Monte Gordo. Uma praia tropical. Para mim era e segundo a opinião do meu pai que percebia imenso de praias tropicais de nunca ter estado em nenhuma. Água quentinha. Para quem, como eu, estava habituado às temperaturas quase gélidas da praia de Paço d’Arcos, o mais longe que o meu avô nos levava, para branquear (aos olhos do mundo e bronzeá-la a ela), a amante que o acompanhava e que nós pensávamos que era nossa tia, esta água é mesmo quentinha. Quase sem ondas, anda-se e anda-se e estamos sempre com água abaixo das rótulas. E muitas conquilhas.
Foi uma paixão de rompante, a rasgar emoções que ainda não conhecia. Jurámos eternidade numa pista de carrinhos de choque. Em Monte Gordo.
Nesse relâmpago que nos entonteceu e revirou o mundo às avessas, apesar de estar a frequentar pela primeira vez uma praia tropical, consumi todas as férias, especado umas vezes à espera da abertura do recinto, enaltecido outras quando a via chegar, e íamos, cada um no seu carrinho, executar um longo bailado de aproximação e fuga, sem que nunca, uma única vez, tivéssemos, apesar de esboçado, chocado com as nossas viaturas. Era uma dança de enamoramento, a que executávamos, um triunfal bailado dos cisnes.
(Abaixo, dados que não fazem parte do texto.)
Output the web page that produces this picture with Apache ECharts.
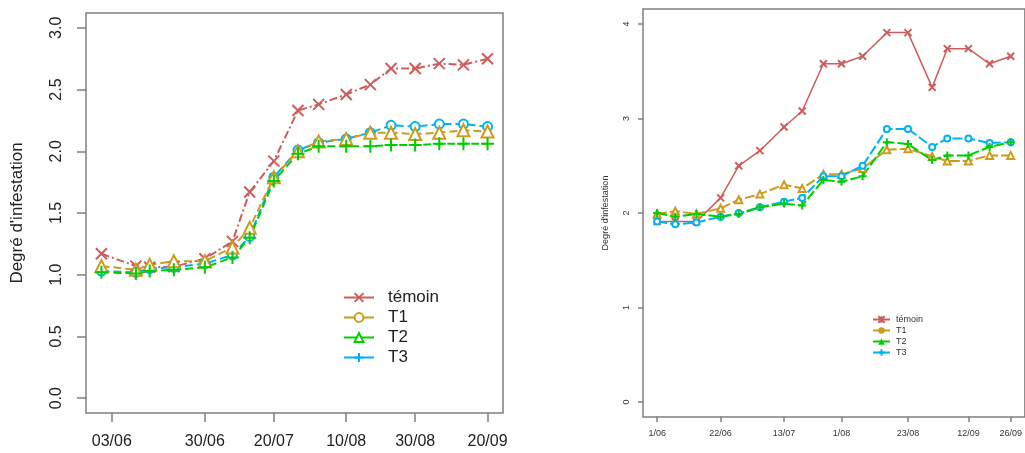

Era redondinha e tinha os olhos da cor tropical das águas da praia. Era tímida como eu, e foi fulminante: caímos os dois redondos, atingidos pelas setas do Cupido, enquanto no parapeito da pista dos carrinhos, aguardávamos a nossa vez.
Esqueci completamente a existência daquela praia magnífica, o arroz de conquilhas, os nervos constantes de um pai que julgava ser actor de teatro e a vida era uma representação constante, da minha mãe que não sabia onde estava e pouco lhe importava, da energia inesgotável do meu irmão e da bonomia dos meus tios que tinham a paciência de ir connosco de férias.
Chamava-se Constância. Depois de gastar todos os proventos e moedas soltas nos bolsos das calças do meu pai, em fichas de carrinhos de choque, ao fim de duas semanas tinha aprendido todos os truques e subtilezas desses veículos de diversão. No último dia, finalmente, demos um beijo. Um só beijo. Fugaz, impreparado, mais incómodo do que apetecível. Mas pareceu infinito.
Ainda hoje quando me lembro da Constância sinto o sabor desse primeiro e derradeiro beijo. Que será feito da Constância? Foste real ou um sonho de um dia de verão?
Afinal, Monte Gordo não é uma praia tropical e as conquilhas também já tiveram melhores dias.
E à medida que se envelhece chegam as memórias dos beijos de meninos...e é tudo tão distante quanto bonito, mesmo que às vezes tenha existido um bocadinho de dor.